Benedicto XVI trató estos temas en múltiples ocasiones, desde las jornadas mundiales de la familia de Valencia en 2005 hasta la última, en Milán en junio de 2012. Pero quizá el texto más expresivo fue su discurso a los miembros del Tribunal de la Rota Romana, en la apertura del año judicial el pasado mes de enero. Constituye una síntesis teológica y jurídica, con referencias de afecto hacia el cónyuge abandonado o que padece el divorcio. Vale la pena releerla, frente a las simplificaciones.

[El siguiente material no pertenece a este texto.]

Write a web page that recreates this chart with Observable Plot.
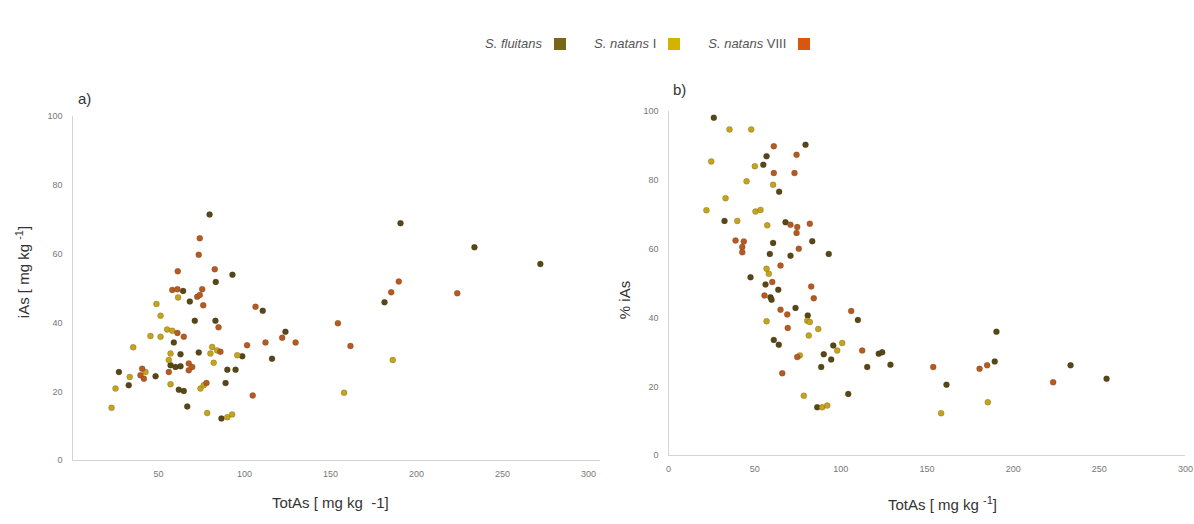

Baste aquí un leve resumen.
Ante todo, «en la decisión del ser humano de unirse con un vínculo que dure toda la vida influye la perspectiva básica de cada uno, es decir, si está anclada en un terreno puramente humano o si se abre a la luz de la fe en Señor». El Papa Ratzinger señalaba cómo el rechazo de Dios «conduce, de hecho, a un desequilibrio profundo en todas las relaciones humanas, incluida la matrimonial». En cambio, frente a egoísmos y egocentrismos, la fe hace al hombre capaz de la entrega de sí y le revela «la amplitud de ser persona humana». Incluso, el rechazo de la sacralidad del matrimonio podría «llegar a socavar la validez misma del pacto», como consecuencia de la no aceptación de la fidelidad o de otros elementos esenciales.
En definitiva −y se trata de principios repetidos por Francisco−, «fe y caridad se necesitan mutuamente, de modo que la una permite a la otra realizar su camino». Esto debe tener aún más valor en la unión matrimonial: «la fe hace crecer y fructificar el amor de los esposos, dando espacio a la presencia del Dios Trino y haciendo que la misma vida conyugal, vivida así, sea “alegre noticia” ante mundo». Todo, menos centrar el debate en un escolio, como la pastoral de los divorciados. Más prioritaria parece la atención de las familias.